Inspection by the relevant state authority may be required depending on the scope and the location. The electrician will know whether this applies.

Realistic budget.

The realistic budget for the electrical work on a 6m x 4m workshop shed in 2026 — assuming a 32-amp single-phase supply from the house, a 6-circuit sub-board, the GPOs and lighting at workshop standard, and standard surge and earthing — sits in the mid four-figure range for most installations. The supply cable run distance from the house switchboard to the shed is the biggest single variable — a shed close to the house with a short cable run will cost less than a shed at the back fence with a 30-metre cable run.

The three-phase upgrade adds materially to the cost. The three-phase supply from the house may not be straightforward if the house is currently single-phase only.
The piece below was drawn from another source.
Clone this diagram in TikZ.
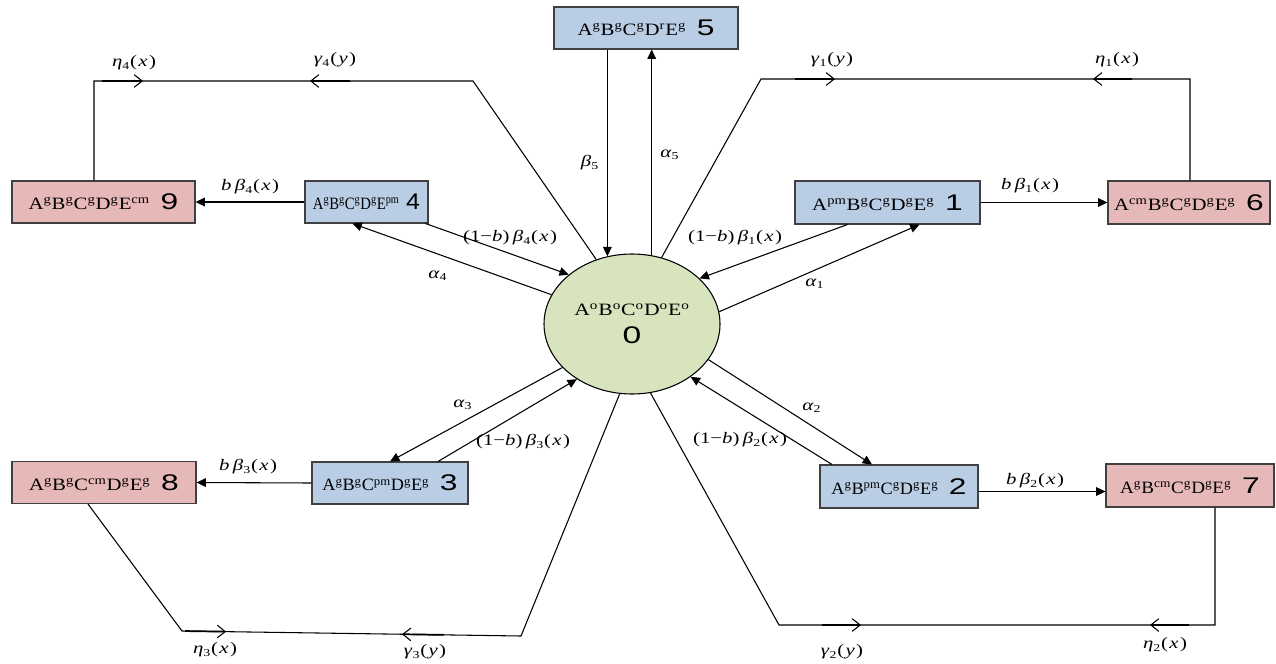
\documentclass[tikz,border=0pt]{standalone}
\usepackage{fontspec}
\usepackage{graphicx}
\setmainfont{Liberation Serif}
\newfontfamily\numfont{Liberation Sans}
\usetikzlibrary{arrows.meta,calc,shapes.geometric}

\definecolor{boxblue}{RGB}{185,205,229}
\definecolor{boxpink}{RGB}{230,185,184}
\definecolor{hubgreen}{RGB}{215,228,189}
\definecolor{edgegray}{RGB}{64,64,64}

% state label: component letters with superscripts, then the state number
\newcommand\supx[1]{\textsuperscript{#1}}
\newcommand\statenum[2][1.4]{\scalebox{#1}[1]{\numfont\fontsize{17}{17}\selectfont #2}}
\newcommand\statetext[3][1.2]{\scalebox{#1}[1]{#2}\hspace{8pt}\statenum{#3}}
% rate labels, set wide
\newcommand\gr[1]{\textit{#1}}
\newcommand\sbx[1]{\textsubscript{#1}}
\newcommand\rate[1]{\scalebox{1.3}[1]{#1}}
\newcommand\ofvar[1]{(\kern0.8pt\gr{#1}\kern0.8pt)}

\begin{document}
\begin{tikzpicture}[x=0.75pt,y=-0.75pt,
  state/.style={draw=edgegray, line width=0.8pt, minimum height=31.5pt,
    inner sep=0pt, font=\fontsize{13}{15}\selectfont},
  pmbox/.style={state, fill=boxblue},
  cmbox/.style={state, fill=boxpink},
  link/.style={line width=0.8pt, -{Triangle[length=7pt,width=6.5pt]}},
  loopline/.style={line width=0.8pt},
  flow/.style={line width=1.3pt, -{Straight Barb[length=6pt,width=9.5pt,line width=0.8pt]}},
  lab/.style={font=\fontsize{12}{14}\selectfont, inner sep=0pt}]
\useasboundingbox (0,0) rectangle (1276,663);

% states
\node[pmbox, minimum width=138pt] (s5) at (646,28)
  {\statetext{A\supx{g}B\supx{g}C\supx{g}D\supx{r}E\supx{g}}{5}};
\node[cmbox, minimum width=137.25pt] (s9) at (103.5,202)
  {\statetext{A\supx{g}B\supx{g}C\supx{g}D\supx{g}E\supx{cm}}{9}};
\node[pmbox, minimum width=92.25pt] (s4) at (366.5,202)
  {\scalebox{0.85}[1]{A\supx{g}B\supx{g}C\supx{g}D\supx{g}E\supx{pm}}\hspace{5pt}\statenum[1.1]{4}};
\node[pmbox, minimum width=138.75pt, minimum height=32.25pt] (s1) at (887.5,202.5)
  {\statetext{A\supx{pm}B\supx{g}C\supx{g}D\supx{g}E\supx{g}}{1}};
\node[cmbox, minimum width=121.5pt, minimum height=32.25pt] (s6) at (1189,202.5)
  {\statetext{A\supx{cm}B\supx{g}C\supx{g}D\supx{g}E\supx{g}}{6}};
\node[cmbox, minimum width=138pt] (s8) at (104,482.5)
  {\statetext{A\supx{g}B\supx{g}C\supx{cm}D\supx{g}E\supx{g}}{8}};
\node[pmbox, minimum width=117pt] (s3) at (390,483)
  {\statetext[1.05]{A\supx{g}B\supx{g}C\supx{pm}D\supx{g}E\supx{g}}{3}};
\node[pmbox, minimum width=118.5pt, minimum height=32.25pt] (s2) at (899,486.5)
  {\statetext[1.05]{A\supx{g}B\supx{pm}C\supx{g}D\supx{g}E\supx{g}}{2}};
\node[cmbox, minimum width=126pt, minimum height=32.25pt] (s7) at (1190,485.5)
  {\statetext[1.1]{A\supx{g}B\supx{cm}C\supx{g}D\supx{g}E\supx{g}}{7}};

% all-good state
\node[ellipse, draw=black, line width=0.8pt, fill=hubgreen, minimum width=132pt,
  minimum height=105pt, inner sep=0pt, align=center,
  font=\fontsize{13}{15}\selectfont] (s0) at (632,324)
  {\scalebox{1.25}[1]{A\supx{o}B\supx{o}C\supx{o}D\supx{o}E\supx{o}}\\[6pt]%
   \scalebox{1.4}[1]{\numfont\fontsize{18}{18}\selectfont 0}};

% failure and repair transitions
\draw[link] (s0.110 |- s5.south) -- (s0.110);
\draw[link] (s0.74) -- (s0.74 |- s5.south);
\draw[link] ($(s4.south east)+(-3,0)$) -- (s0.142);
\draw[link] (s0.160) -- ($(s4.south)+(-14,0)$);
\draw[link] ($(s1.south)+(-40,0)$) -- (s0.34);
\draw[link] (s0.8) -- ($(s1.south)+(32,0)$);
\draw[link] (s0.212) -- (s3.north);
\draw[link] ($(s3.north)+(48,0)$) -- (s0.225);
\draw[link] (s0.335) -- ($(s2.north)+(-27,0)$);
\draw[link] ($(s2.north)+(-67,0)$) -- (s0.318);

% degradation to complete failure
\draw[link] (s4.west) -- (s9.east);
\draw[link] (s1.east) -- (s6.west);
\draw[link] (s3.west) -- (s8.east);
\coordinate (r2) at ($(s2.east)+(0,5)$);
\draw[link] (r2) -- (r2 -| s7.west);

% return paths
\coordinate (tl1) at (473,81);
\coordinate (tl2) at (94,81);
\draw[loopline] (s0.119) -- (tl1) -- (tl2) -- (tl2 |- s9.north);
\coordinate (tr1) at (761,79);
\coordinate (tr2) at (1190,79);
\draw[loopline] (s0.66) -- (tr1) -- (tr2) -- (tr2 |- s6.north);
\coordinate (bl1) at (182,631);
\coordinate (bl2) at (521,636);
\draw[loopline] ($(s8.south)+(-16,0)$) -- (bl1) -- (bl2) -- (s0.260);
\coordinate (br1) at (779,625);
\coordinate (br2) at (1215,625);
\draw[loopline] (s0.285) -- (br1) -- (br2) -- (br2 |- s7.south);

% direction marks on the return paths
\draw[flow] ($(tl2)+(8,0)$) -- ($(tl2)+(49,0)$);
\draw[flow] ($(tl2)+(256,0)$) -- ($(tl2)+(216,0)$);
\draw[flow] ($(tr1)+(34,0)$) -- ($(tr1)+(74,0)$);
\draw[flow] ($(tr2)+(-58,0)$) -- ($(tr2)+(-97,0)$);
\draw[flow] ($(bl1)!0.009!(bl2)$) -- ($(bl1)!0.130!(bl2)$);
\draw[flow] ($(bl1)!0.773!(bl2)$) -- ($(bl1)!0.649!(bl2)$);
\draw[flow] ($(br1)+(43,0)$) -- ($(br1)+(82,0)$);
\draw[flow] ($(br2)+(-26,0)$) -- ($(br2)+(-65,0)$);

% rates
\node[lab] (l5b) at (590,163) {\rate{\gr{β}\sbx{5}}};
\node[lab] (l5a) at (670,155) {\rate{\gr{α}\sbx{5}}};
\node[lab] (l4c) at (250,187) {\rate{\gr{b}\,\gr{β}\sbx{4}\ofvar{x}}};
\node[lab] (l1c) at (1030,186) {\rate{\gr{b}\,\gr{β}\sbx{1}\ofvar{x}}};
\node[lab] (l4b) at (510,238) {\rate{(1−\gr{b})\,\gr{β}\sbx{4}\ofvar{x}}};
\node[lab] (l1b) at (735,238) {\rate{(1−\gr{b})\,\gr{β}\sbx{1}\ofvar{x}}};
\node[lab] (l4a) at (438,276) {\rate{\gr{α}\sbx{4}}};
\node[lab] (l1a) at (815,284) {\rate{\gr{α}\sbx{1}}};
\node[lab] (l3a) at (463,405) {\rate{\gr{α}\sbx{3}}};
\node[lab] (l3b) at (523,442) {\rate{(1−\gr{b})\,\gr{β}\sbx{3}\ofvar{x}}};
\node[lab] (l2a) at (812,408) {\rate{\gr{α}\sbx{2}}};
\node[lab] (l2b) at (740,440) {\rate{(1−\gr{b})\,\gr{β}\sbx{2}\ofvar{x}}};
\node[lab] (l3c) at (248,467) {\rate{\gr{b}\,\gr{β}\sbx{3}\ofvar{x}}};
\node[lab] (l2c) at (1035,481) {\rate{\gr{b}\,\gr{β}\sbx{2}\ofvar{x}}};
\node[lab] (g4) at (335,60) {\rate{\gr{γ}\sbx{4}\ofvar{y}}};
\node[lab] (e4) at (134,63) {\rate{\gr{η}\sbx{4}\ofvar{x}}};
\node[lab] (g1) at (832,60) {\rate{\gr{γ}\sbx{1}\ofvar{y}}};
\node[lab] (e1) at (1117,60) {\rate{\gr{η}\sbx{1}\ofvar{x}}};
\node[lab] (e3) at (215,650) {\rate{\gr{η}\sbx{3}\ofvar{x}}};
\node[lab] (g3) at (425,652) {\rate{\gr{γ}\sbx{3}\ofvar{y}}};
\node[lab] (g2) at (842,652) {\rate{\gr{γ}\sbx{2}\ofvar{y}}};
\node[lab] (e2) at (1165,645) {\rate{\gr{η}\sbx{2}\ofvar{x}}};
\end{tikzpicture}
\end{document}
A few practical observations.

Plan for more capacity than you think you need. The future-you who is buying additional workshop equipment will appreciate the spare circuit and the higher-rated supply. The cost difference between a 25-amp and a 32-amp supply is small at the installation stage and significant if you need to upgrade later.

Document everything. The sub-board labelling, the GPO mapping, and the circuit documentation should be clear and complete. The electrician should provide this as part of the handover. The workshop owner who has clear documentation will be glad of it the first time they need to troubleshoot a fault.

Talk to the electrician early. The conversation about the workshop electrical setup should happen before the shed kit is ordered, not after. The electrical specification may influence the shed structural design, the door placement, the windows, and the layout. The integrated approach produces a much better outcome than the bolt-on approach.

The workshop electrical setup is one of the few areas where doing it properly the first time is meaningfully better than doing it cheaply and upgrading later. The well-built workshop electrical environment is the foundation of a workshop that gets used. The cheap electrical environment is the foundation of a workshop that becomes a frustration.